New functions don't trigger an ABI check error. The things I've seen
it flag in the past are: function signature changes, struct size changes,
and enum value changes.

-Tom

> E.g., what are the criteria for bumping the version?
>
> -Dimitry

I find the following two paragraphs in
https://www.debian.org/doc/debian-policy/ch-sharedlibs.html#run-time-shared-libraries
useful

Hi,

I would like to propose that we only change the SONAME of libclang.so
(this is the library that contains the C API for clang) when the ABI changes.
Currently, we change the SONAME whenever we bump the major version of LLVM,
but the C API tends to not change that often.

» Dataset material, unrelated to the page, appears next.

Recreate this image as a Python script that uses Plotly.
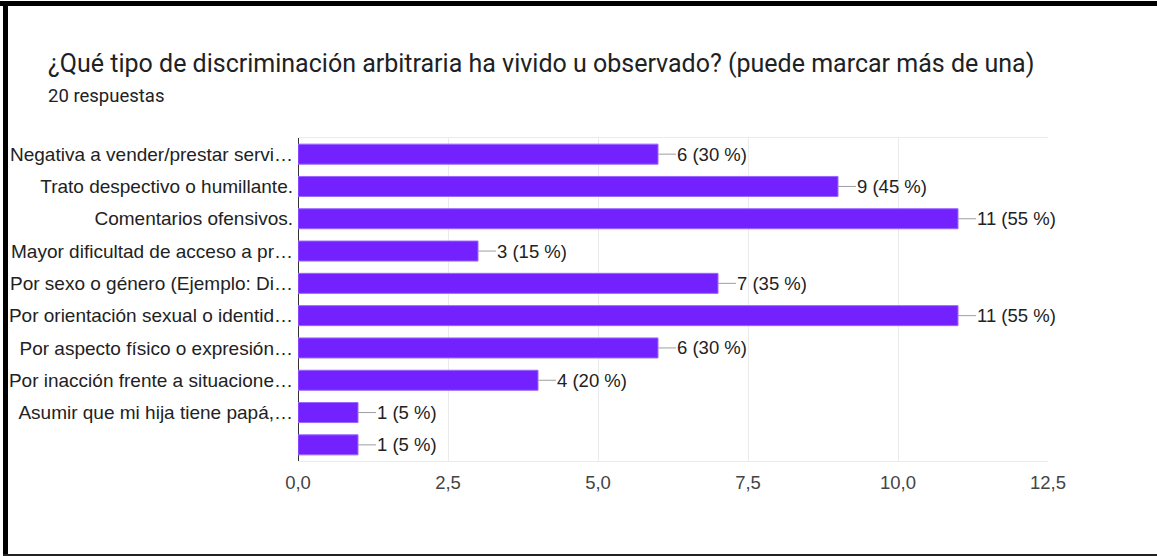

This change will allow operating system maintainers to update the version
of libclang.so in their operating system without forcing rebuilds of
all programs that depend on it.

The steps for implementing this change would be:

- Hard-code the SONAME for libclang.so to libclang.so.13 (which is the current
SONAME).
- Hard-code the symbol versions to LLVM_13 (which is the current symbol version)
for all existing symbols.
- Add a test case that checks if a new symbol has been added and ensures it has
the correct symbol version.

Here is a patch that implements this first part:
https://reviews.llvm.org/D105527

I wasn't able to figure out how to write the test case that I wanted to do, so
I left that out. I'm open to suggestions if someone has an idea how to do it.

-Tom

We had some feedback from users that this change was confusing. Also, in practice having a stable libclang.so ABI does not really help since libLLVM.so ABI is not stable, so apps that use both will need to rebuild for a new llvm/clang version anyway.

I propose that we revert this change.

2 Likes

Hey all, I just opened a thread about the context for the reversion of this change in: Rationale for removing versioned libclang? --> Middle ground to keep it behind option?

Not sure where it’s best to discuss this now, but in short, the problems that caused the reversion seems rather social than technical, and didn’t receive a lot of discussion.

As a middle-ground, it would be good to keep the CLANG_SOVERSION information, even if it’s not used by default anymore.